The Slovak government has ordered the economy and finance ministers to draw up a plan for a new 1,200 MWe NPP by the end of October including a selection process for a supplier as well as timing and financing for the project.

The new plant would be built at the site of the Jaslovske Bohunice NPP. The site hosts two VVER-440 V-230 reactors, supplied by Atomenergoexport of Russia and Škoda, which were connected to the grid in 1978 and 1980. In 1976, construction started on two VVER-440 V-213 reactors built by Škoda and these began operation in 1984 and 1985. Atomenergoproekt designed all four units. Despite major upgrade work on the V-230 units, they were shut down in 2006 and 2008 as a condition of Slovakia’s accession to the European Union. State-owned Nuclear Decommissioning Company (JAVYS – Jadrová a Vyradovacia Spolocnost) owns the two closed units.

Power utility Slovenské Elektrárne (SE) carried out a major modernisation programme on the two V-213 units bringing the capacity of each unit from 440 MWe gross to 505 MWe gross (472 MWe net). SE is planning to extend the licences of the units to 2045 following further upgrading.

Anticipating the government’s decision to build a new unit, Prime Minister Robert Fico said earlier that the new unit would be fully state-owned. “We want to use the existing infrastructure of the atomic power plant in Jaslovské Bohunice because it significantly shortens the permitting procedures,” he noted. It should be a similar technology to that already in use, he added.

This is not a completely new project. The plan for the new nuclear unit in Bohunice has been under consideration for years by the semi-state Slovak Atomic Energy Company (JESS – Jadrová Energetická Spolocnost Slovenska) which was established in 2009. JESS is owned 51% by JAVYS and 49% by Czech utility CEZ JESS and originally planned to start building the new nuclear reactor as early as 2014.

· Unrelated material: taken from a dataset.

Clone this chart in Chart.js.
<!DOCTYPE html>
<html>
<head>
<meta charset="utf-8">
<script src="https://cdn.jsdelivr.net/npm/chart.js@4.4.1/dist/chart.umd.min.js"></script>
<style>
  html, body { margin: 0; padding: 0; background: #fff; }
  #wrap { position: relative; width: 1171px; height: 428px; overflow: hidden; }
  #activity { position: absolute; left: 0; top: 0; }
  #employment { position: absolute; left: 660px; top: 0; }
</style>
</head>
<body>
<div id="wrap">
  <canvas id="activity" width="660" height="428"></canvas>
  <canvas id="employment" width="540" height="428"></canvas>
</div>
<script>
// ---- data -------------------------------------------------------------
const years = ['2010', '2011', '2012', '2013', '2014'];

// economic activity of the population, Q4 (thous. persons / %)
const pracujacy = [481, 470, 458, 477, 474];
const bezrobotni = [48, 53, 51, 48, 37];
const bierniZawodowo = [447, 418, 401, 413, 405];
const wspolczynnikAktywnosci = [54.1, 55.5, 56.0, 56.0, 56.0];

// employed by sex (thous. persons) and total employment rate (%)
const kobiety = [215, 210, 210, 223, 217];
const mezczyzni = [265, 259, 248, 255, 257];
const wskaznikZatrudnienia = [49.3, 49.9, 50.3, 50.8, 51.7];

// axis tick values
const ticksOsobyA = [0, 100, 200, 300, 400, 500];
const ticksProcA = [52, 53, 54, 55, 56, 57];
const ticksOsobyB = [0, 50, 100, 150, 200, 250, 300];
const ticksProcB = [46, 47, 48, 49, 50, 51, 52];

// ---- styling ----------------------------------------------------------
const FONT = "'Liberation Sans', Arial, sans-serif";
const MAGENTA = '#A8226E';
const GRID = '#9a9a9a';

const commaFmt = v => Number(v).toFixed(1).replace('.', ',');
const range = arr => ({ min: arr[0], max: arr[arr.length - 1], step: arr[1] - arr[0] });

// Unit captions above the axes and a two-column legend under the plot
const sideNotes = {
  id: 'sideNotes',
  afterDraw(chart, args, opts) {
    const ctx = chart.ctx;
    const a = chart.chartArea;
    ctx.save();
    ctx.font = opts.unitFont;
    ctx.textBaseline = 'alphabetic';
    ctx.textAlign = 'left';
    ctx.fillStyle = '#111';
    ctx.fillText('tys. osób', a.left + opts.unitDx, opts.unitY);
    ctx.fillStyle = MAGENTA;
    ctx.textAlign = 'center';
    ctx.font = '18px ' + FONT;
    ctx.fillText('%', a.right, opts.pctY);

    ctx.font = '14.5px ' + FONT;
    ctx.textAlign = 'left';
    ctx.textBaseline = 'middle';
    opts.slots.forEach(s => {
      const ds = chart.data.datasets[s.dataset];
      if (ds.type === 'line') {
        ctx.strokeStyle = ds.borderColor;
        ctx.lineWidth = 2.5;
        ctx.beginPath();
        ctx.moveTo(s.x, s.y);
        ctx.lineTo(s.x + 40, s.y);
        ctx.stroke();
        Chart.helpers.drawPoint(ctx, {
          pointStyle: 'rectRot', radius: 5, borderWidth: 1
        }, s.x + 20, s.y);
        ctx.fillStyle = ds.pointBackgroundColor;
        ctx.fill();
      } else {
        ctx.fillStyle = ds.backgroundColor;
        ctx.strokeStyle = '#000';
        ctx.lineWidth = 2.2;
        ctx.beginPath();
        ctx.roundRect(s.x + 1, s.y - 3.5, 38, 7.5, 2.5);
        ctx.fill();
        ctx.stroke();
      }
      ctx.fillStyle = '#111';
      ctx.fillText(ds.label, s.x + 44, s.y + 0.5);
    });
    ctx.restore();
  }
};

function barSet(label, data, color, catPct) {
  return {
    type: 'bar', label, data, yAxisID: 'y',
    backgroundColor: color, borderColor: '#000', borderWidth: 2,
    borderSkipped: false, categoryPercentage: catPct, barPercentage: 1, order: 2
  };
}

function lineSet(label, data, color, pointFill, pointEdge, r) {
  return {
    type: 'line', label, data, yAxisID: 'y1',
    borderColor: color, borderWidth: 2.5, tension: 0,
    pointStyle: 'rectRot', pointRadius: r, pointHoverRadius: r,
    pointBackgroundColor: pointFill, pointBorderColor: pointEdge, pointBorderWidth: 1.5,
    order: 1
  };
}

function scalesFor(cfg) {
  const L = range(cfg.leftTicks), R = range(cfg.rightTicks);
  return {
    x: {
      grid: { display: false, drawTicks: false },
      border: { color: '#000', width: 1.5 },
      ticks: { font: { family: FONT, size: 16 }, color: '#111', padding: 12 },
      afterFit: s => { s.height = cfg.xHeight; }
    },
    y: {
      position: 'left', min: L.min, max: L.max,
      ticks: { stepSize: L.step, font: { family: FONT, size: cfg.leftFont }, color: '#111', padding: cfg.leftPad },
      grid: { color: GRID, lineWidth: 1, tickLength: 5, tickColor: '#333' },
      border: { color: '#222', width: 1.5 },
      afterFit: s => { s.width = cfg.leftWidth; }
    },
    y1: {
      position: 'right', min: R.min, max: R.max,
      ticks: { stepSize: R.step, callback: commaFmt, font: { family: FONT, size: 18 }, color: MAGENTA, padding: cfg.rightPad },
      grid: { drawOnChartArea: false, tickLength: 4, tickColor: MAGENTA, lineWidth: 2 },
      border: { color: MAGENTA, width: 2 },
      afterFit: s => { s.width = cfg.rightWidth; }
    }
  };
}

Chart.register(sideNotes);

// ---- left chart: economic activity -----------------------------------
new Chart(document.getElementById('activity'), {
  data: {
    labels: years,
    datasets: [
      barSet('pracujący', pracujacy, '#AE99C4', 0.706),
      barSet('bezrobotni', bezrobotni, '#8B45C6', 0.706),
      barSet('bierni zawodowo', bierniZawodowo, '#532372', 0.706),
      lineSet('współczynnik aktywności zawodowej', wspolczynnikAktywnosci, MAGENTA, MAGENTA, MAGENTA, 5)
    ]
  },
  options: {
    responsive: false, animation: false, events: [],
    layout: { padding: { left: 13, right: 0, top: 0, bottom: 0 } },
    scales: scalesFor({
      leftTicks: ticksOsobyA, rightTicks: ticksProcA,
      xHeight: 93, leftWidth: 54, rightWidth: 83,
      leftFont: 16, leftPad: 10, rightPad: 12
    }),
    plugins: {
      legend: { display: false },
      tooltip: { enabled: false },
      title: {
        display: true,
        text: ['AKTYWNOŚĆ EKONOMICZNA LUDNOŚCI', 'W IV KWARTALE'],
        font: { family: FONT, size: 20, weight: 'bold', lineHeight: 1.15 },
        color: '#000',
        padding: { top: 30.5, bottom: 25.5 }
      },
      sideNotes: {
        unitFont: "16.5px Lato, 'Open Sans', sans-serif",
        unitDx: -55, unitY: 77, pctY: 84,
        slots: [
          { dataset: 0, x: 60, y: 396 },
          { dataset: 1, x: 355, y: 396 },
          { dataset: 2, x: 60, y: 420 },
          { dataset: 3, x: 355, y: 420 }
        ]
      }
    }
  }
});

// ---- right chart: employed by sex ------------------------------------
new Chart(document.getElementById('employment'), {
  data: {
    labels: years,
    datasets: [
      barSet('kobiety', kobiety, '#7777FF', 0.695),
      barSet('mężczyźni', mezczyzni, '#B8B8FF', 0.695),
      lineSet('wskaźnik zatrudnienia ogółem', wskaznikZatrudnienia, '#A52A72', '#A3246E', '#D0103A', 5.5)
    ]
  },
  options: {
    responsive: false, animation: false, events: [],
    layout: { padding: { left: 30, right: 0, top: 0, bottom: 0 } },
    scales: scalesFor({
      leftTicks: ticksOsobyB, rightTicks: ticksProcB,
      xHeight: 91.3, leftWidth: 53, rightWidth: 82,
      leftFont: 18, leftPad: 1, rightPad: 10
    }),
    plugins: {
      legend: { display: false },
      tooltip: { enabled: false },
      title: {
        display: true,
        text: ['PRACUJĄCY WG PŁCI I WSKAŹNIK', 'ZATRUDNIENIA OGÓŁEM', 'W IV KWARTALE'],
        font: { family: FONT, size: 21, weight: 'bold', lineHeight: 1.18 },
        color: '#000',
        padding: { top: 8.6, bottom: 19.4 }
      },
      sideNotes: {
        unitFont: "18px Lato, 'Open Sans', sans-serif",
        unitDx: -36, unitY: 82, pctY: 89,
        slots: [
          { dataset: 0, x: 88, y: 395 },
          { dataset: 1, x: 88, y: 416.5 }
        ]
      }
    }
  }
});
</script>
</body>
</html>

However, both Fico and Economy Minister Denisa Sakova are insistent that the new unit should be entirely state-owned, which would rule out involvement of JESS. “The government wants to manage the decision so that it is completely owned by the Slovak Republic. We have had experience here from the energy crisis, which clearly states that the state should have these strategic enterprises and elements of critical infrastructure in its hands. And that’s why we would like to build that new nuclear unit with 100% state participation without any other companies,” Sakova said. This also raises questions over the potential role of SE, which is owned only 34% by the state through the National Property Fund, and 66% by Slovak Power Holding BV.

She said the supplier of the new unit would be picked in a tender, but that Russia’s Rosatom would be excluded. She said she expects French, US or Korean companies as potential bidders to build the plant. In this case, however, it would be a different technology from that already in place at Bohunice.

Apart from Russian companies, the only other company that could build a technology compatible unit at Bohunice is Škoda JS, which is part of the Czech Republic’s ČEZ Group. Škoda has to date manufactured and delivered 21 complete VVER 440 nuclear reactors and three VVER 1000 reactors. Since the 1990s, it has also focused on Western markets and technologies. Sakova stressed that the tender is “open” and “of course, we will evaluate the performance, price, quality and safety of the new unit”.